**DATASET EXCERPT:**
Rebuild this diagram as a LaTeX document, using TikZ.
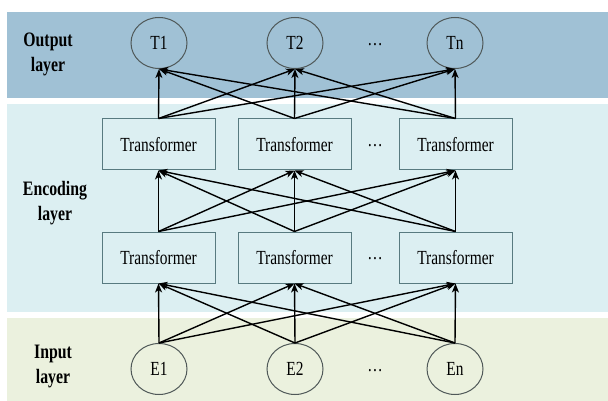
\documentclass[tikz,border=0pt]{standalone}
\usepackage{fontspec}
\setmainfont[FakeStretch=0.77]{Liberation Serif}
\usetikzlibrary{shapes.geometric,arrows.meta}
\definecolor{outband}{HTML}{A0C1D5}
\definecolor{encband}{HTML}{DCEFF2}
\definecolor{inband}{HTML}{EBF1DE}
\definecolor{boxline}{HTML}{587A80}
\definecolor{ringline}{HTML}{4F5858}
\tikzset{
  txt/.style={font=\fontsize{20}{22}\selectfont},
  unit/.style={ellipse, draw=ringline, line width=1pt, minimum width=56pt, minimum height=51pt, inner sep=0pt, txt},
  tbox/.style={rectangle, draw=boxline, line width=1pt, minimum width=113pt, minimum height=51pt, inner sep=0pt, txt},
  dots/.style={txt},
  lab/.style={font=\fontsize{20.5}{25}\selectfont\bfseries, align=center},
  link/.style={-{Stealth[length=9pt,width=7pt,inset=2.5pt]}, line width=1.4pt, black}
}
\begin{document}
\begin{tikzpicture}[x=1pt,y=-1pt]
  \useasboundingbox (0,0) rectangle (608,401);
  % background bands
  \fill[outband] (7,12) rectangle (608,98);
  \fill[encband] (7,104) rectangle (608,312);
  \fill[inband] (7,318) rectangle (608,401);

  % band labels
  \node[lab] (lout) at (48,54) {Output\\layer};
  \node[lab] (lenc) at (55,203) {Encoding\\layer};
  \node[lab] (lin) at (53,366) {Input\\layer};

  % output units
  \node[unit] (t1) at (159,43) {T1};
  \node[unit] (t2) at (295,43) {T2};
  \node[unit] (tn) at (455,43) {Tn};
  \node[dots] (dt) at (375,45) {\dots};

  % upper transformer row
  \node[tbox] (u1) at (158.5,144.5) {Transformer};
  \node[tbox] (u2) at (294.5,144.5) {Transformer};
  \node[tbox] (un) at (455.5,144.5) {Transformer};
  \node[dots] (du) at (375,146) {\dots};

  % lower transformer row
  \node[tbox] (l1) at (158.5,257.5) {Transformer};
  \node[tbox] (l2) at (294.5,257.5) {Transformer};
  \node[tbox] (ln) at (455.5,257.5) {Transformer};
  \node[dots] (dl) at (375,259) {\dots};

  % input units
  \node[unit] (e1) at (159,369) {E1};
  \node[unit] (e2) at (295,369) {E2};
  \node[unit] (en) at (455,369) {En};
  \node[dots] (de) at (375,371) {\dots};

  % full connections between consecutive layers
  \foreach \a in {e1,e2,en}
    \foreach \b in {l1,l2,ln}
      \draw[link] (\a.north) -- (\b.south);
  \foreach \a in {l1,l2,ln}
    \foreach \b in {u1,u2,un}
      \draw[link] (\a.north) -- (\b.south);
  \foreach \a in {u1,u2,un}
    \foreach \b in {t1,t2,tn}
      \draw[link] (\a.north) -- (\b.south);
\end{tikzpicture}
\end{document}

**SET TASK:** Return to the listing above and set it down exactly, leaving out its pictures.

**WRITTEN SOLUTION:**
Rebuild this diagram as a LaTeX document, using TikZ.
\documentclass[tikz,border=0pt]{standalone}
\usepackage{fontspec}
\setmainfont[FakeStretch=0.77]{Liberation Serif}
\usetikzlibrary{shapes.geometric,arrows.meta}
\definecolor{outband}{HTML}{A0C1D5}
\definecolor{encband}{HTML}{DCEFF2}
\definecolor{inband}{HTML}{EBF1DE}
\definecolor{boxline}{HTML}{587A80}
\definecolor{ringline}{HTML}{4F5858}
\tikzset{
  txt/.style={font=\fontsize{20}{22}\selectfont},
  unit/.style={ellipse, draw=ringline, line width=1pt, minimum width=56pt, minimum height=51pt, inner sep=0pt, txt},
  tbox/.style={rectangle, draw=boxline, line width=1pt, minimum width=113pt, minimum height=51pt, inner sep=0pt, txt},
  dots/.style={txt},
  lab/.style={font=\fontsize{20.5}{25}\selectfont\bfseries, align=center},
  link/.style={-{Stealth[length=9pt,width=7pt,inset=2.5pt]}, line width=1.4pt, black}
}
\begin{document}
\begin{tikzpicture}[x=1pt,y=-1pt]
  \useasboundingbox (0,0) rectangle (608,401);
  % background bands
  \fill[outband] (7,12) rectangle (608,98);
  \fill[encband] (7,104) rectangle (608,312);
  \fill[inband] (7,318) rectangle (608,401);

  % band labels
  \node[lab] (lout) at (48,54) {Output\\layer};
  \node[lab] (lenc) at (55,203) {Encoding\\layer};
  \node[lab] (lin) at (53,366) {Input\\layer};

  % output units
  \node[unit] (t1) at (159,43) {T1};
  \node[unit] (t2) at (295,43) {T2};
  \node[unit] (tn) at (455,43) {Tn};
  \node[dots] (dt) at (375,45) {\dots};

  % upper transformer row
  \node[tbox] (u1) at (158.5,144.5) {Transformer};
  \node[tbox] (u2) at (294.5,144.5) {Transformer};
  \node[tbox] (un) at (455.5,144.5) {Transformer};
  \node[dots] (du) at (375,146) {\dots};

  % lower transformer row
  \node[tbox] (l1) at (158.5,257.5) {Transformer};
  \node[tbox] (l2) at (294.5,257.5) {Transformer};
  \node[tbox] (ln) at (455.5,257.5) {Transformer};
  \node[dots] (dl) at (375,259) {\dots};

  % input units
  \node[unit] (e1) at (159,369) {E1};
  \node[unit] (e2) at (295,369) {E2};
  \node[unit] (en) at (455,369) {En};
  \node[dots] (de) at (375,371) {\dots};

  % full connections between consecutive layers
  \foreach \a in {e1,e2,en}
    \foreach \b in {l1,l2,ln}
      \draw[link] (\a.north) -- (\b.south);
  \foreach \a in {l1,l2,ln}
    \foreach \b in {u1,u2,un}
      \draw[link] (\a.north) -- (\b.south);
  \foreach \a in {u1,u2,un}
    \foreach \b in {t1,t2,tn}
      \draw[link] (\a.north) -- (\b.south);
\end{tikzpicture}
\end{document}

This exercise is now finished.